> _Dataset records_
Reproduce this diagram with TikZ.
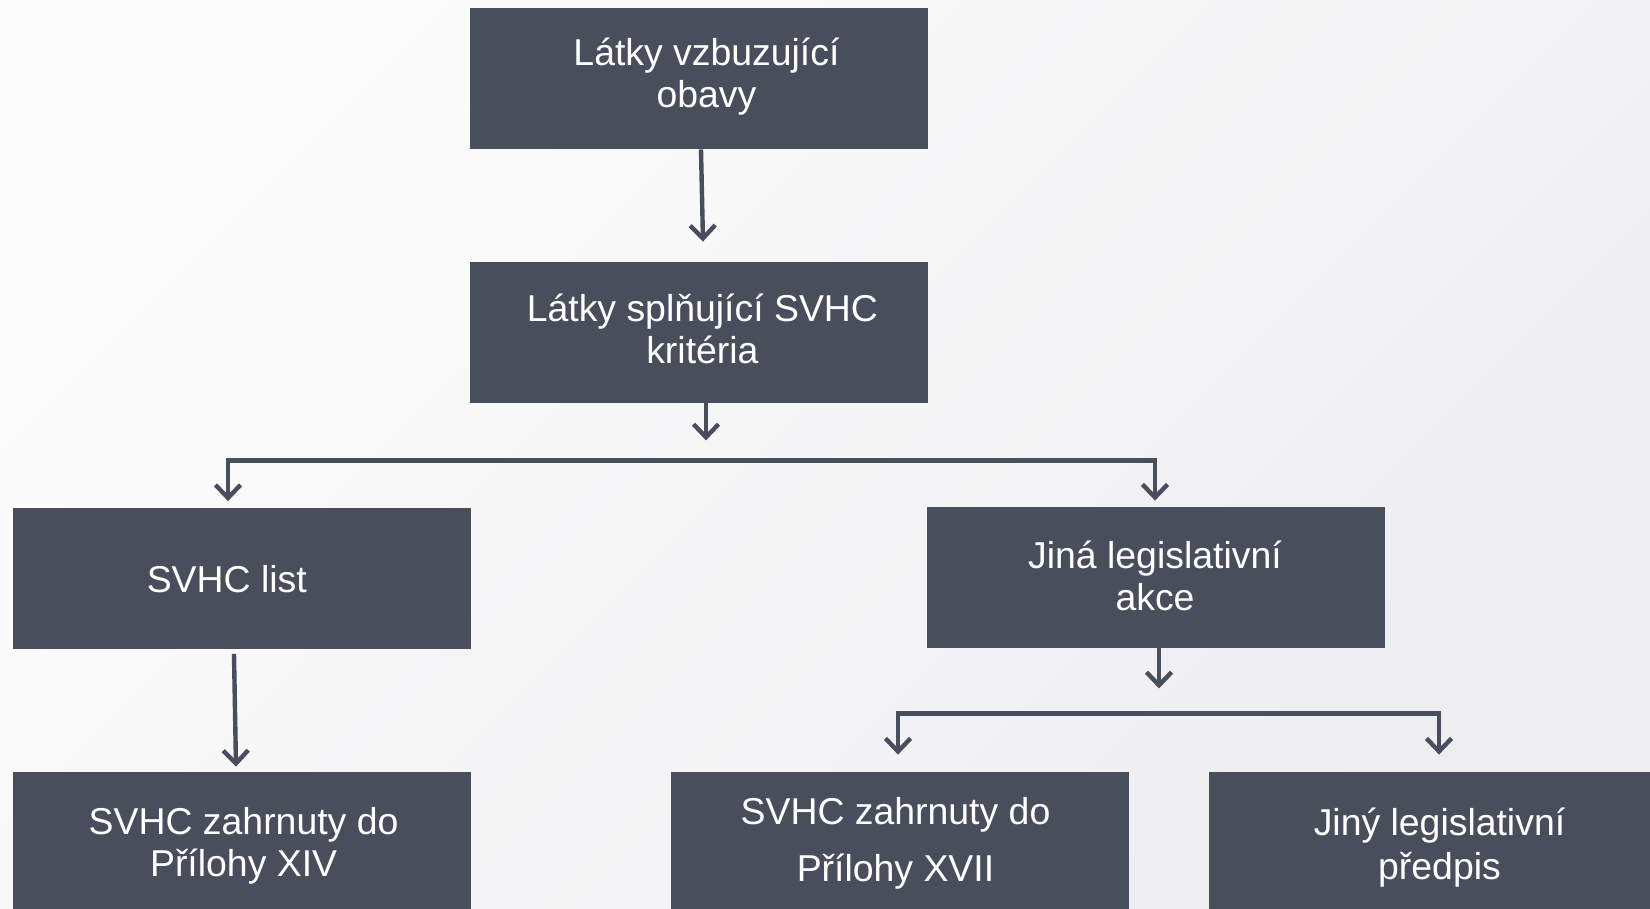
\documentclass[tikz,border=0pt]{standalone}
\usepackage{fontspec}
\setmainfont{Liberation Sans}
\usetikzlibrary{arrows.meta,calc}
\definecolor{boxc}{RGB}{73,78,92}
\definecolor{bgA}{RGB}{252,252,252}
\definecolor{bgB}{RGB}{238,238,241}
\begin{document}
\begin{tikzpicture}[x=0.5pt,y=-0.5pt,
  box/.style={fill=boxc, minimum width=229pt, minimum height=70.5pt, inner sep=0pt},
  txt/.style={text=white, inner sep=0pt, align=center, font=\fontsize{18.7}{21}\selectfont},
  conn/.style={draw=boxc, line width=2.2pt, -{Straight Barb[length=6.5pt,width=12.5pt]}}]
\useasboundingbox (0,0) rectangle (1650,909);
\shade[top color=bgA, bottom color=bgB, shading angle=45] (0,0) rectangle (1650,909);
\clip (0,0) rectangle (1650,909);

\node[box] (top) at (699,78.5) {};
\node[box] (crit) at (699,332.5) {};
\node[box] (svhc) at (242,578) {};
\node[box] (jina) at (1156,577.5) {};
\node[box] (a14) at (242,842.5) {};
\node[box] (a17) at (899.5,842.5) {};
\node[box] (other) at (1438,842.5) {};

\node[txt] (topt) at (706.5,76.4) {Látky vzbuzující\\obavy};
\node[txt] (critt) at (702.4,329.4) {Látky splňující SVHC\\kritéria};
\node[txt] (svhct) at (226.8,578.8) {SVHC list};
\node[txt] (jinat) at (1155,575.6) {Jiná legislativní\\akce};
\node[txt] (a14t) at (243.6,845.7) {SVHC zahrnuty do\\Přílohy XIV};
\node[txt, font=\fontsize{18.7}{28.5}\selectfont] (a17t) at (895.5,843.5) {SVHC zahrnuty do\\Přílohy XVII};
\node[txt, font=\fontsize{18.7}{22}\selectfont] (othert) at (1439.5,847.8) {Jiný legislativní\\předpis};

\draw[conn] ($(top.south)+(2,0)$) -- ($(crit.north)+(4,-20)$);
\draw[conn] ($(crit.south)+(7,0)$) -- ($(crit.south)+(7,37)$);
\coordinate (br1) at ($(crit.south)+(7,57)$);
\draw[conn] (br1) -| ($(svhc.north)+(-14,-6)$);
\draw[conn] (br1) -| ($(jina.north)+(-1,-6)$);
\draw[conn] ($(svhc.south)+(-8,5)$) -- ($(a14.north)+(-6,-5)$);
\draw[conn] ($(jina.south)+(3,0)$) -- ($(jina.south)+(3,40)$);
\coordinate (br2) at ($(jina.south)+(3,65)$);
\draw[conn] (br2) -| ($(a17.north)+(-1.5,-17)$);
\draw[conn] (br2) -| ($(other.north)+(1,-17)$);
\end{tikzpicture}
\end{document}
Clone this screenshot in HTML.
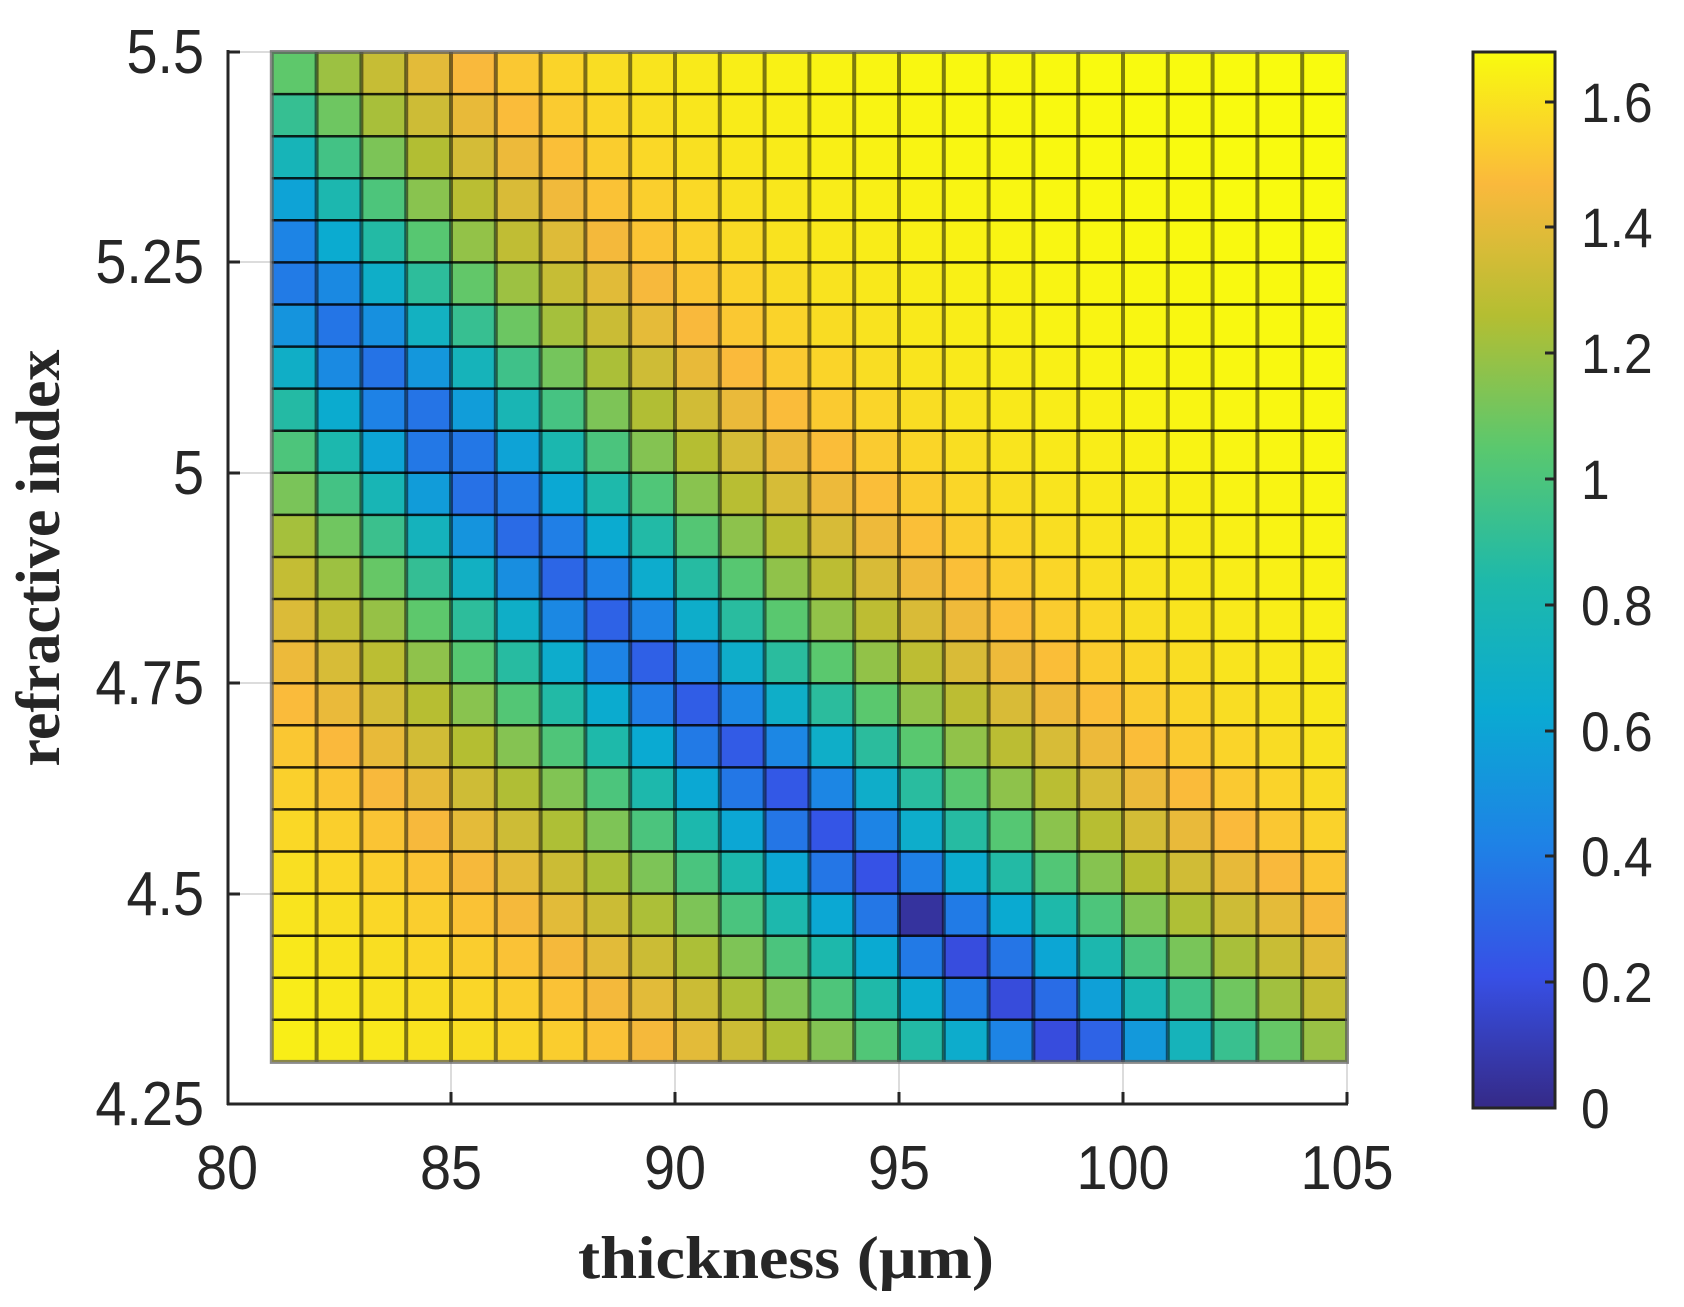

> _Goal of the exercise_
Pictures are not part of the copy; output everything else in the records exactly.

> _Task answer_
Reproduce this diagram with TikZ.
\documentclass[tikz,border=0pt]{standalone}
\usepackage{fontspec}
\setmainfont{Liberation Sans}
\usetikzlibrary{arrows.meta,calc}
\definecolor{boxc}{RGB}{73,78,92}
\definecolor{bgA}{RGB}{252,252,252}
\definecolor{bgB}{RGB}{238,238,241}
\begin{document}
\begin{tikzpicture}[x=0.5pt,y=-0.5pt,
  box/.style={fill=boxc, minimum width=229pt, minimum height=70.5pt, inner sep=0pt},
  txt/.style={text=white, inner sep=0pt, align=center, font=\fontsize{18.7}{21}\selectfont},
  conn/.style={draw=boxc, line width=2.2pt, -{Straight Barb[length=6.5pt,width=12.5pt]}}]
\useasboundingbox (0,0) rectangle (1650,909);
\shade[top color=bgA, bottom color=bgB, shading angle=45] (0,0) rectangle (1650,909);
\clip (0,0) rectangle (1650,909);

\node[box] (top) at (699,78.5) {};
\node[box] (crit) at (699,332.5) {};
\node[box] (svhc) at (242,578) {};
\node[box] (jina) at (1156,577.5) {};
\node[box] (a14) at (242,842.5) {};
\node[box] (a17) at (899.5,842.5) {};
\node[box] (other) at (1438,842.5) {};

\node[txt] (topt) at (706.5,76.4) {Látky vzbuzující\\obavy};
\node[txt] (critt) at (702.4,329.4) {Látky splňující SVHC\\kritéria};
\node[txt] (svhct) at (226.8,578.8) {SVHC list};
\node[txt] (jinat) at (1155,575.6) {Jiná legislativní\\akce};
\node[txt] (a14t) at (243.6,845.7) {SVHC zahrnuty do\\Přílohy XIV};
\node[txt, font=\fontsize{18.7}{28.5}\selectfont] (a17t) at (895.5,843.5) {SVHC zahrnuty do\\Přílohy XVII};
\node[txt, font=\fontsize{18.7}{22}\selectfont] (othert) at (1439.5,847.8) {Jiný legislativní\\předpis};

\draw[conn] ($(top.south)+(2,0)$) -- ($(crit.north)+(4,-20)$);
\draw[conn] ($(crit.south)+(7,0)$) -- ($(crit.south)+(7,37)$);
\coordinate (br1) at ($(crit.south)+(7,57)$);
\draw[conn] (br1) -| ($(svhc.north)+(-14,-6)$);
\draw[conn] (br1) -| ($(jina.north)+(-1,-6)$);
\draw[conn] ($(svhc.south)+(-8,5)$) -- ($(a14.north)+(-6,-5)$);
\draw[conn] ($(jina.south)+(3,0)$) -- ($(jina.south)+(3,40)$);
\coordinate (br2) at ($(jina.south)+(3,65)$);
\draw[conn] (br2) -| ($(a17.north)+(-1.5,-17)$);
\draw[conn] (br2) -| ($(other.north)+(1,-17)$);
\end{tikzpicture}
\end{document}
Clone this screenshot in HTML.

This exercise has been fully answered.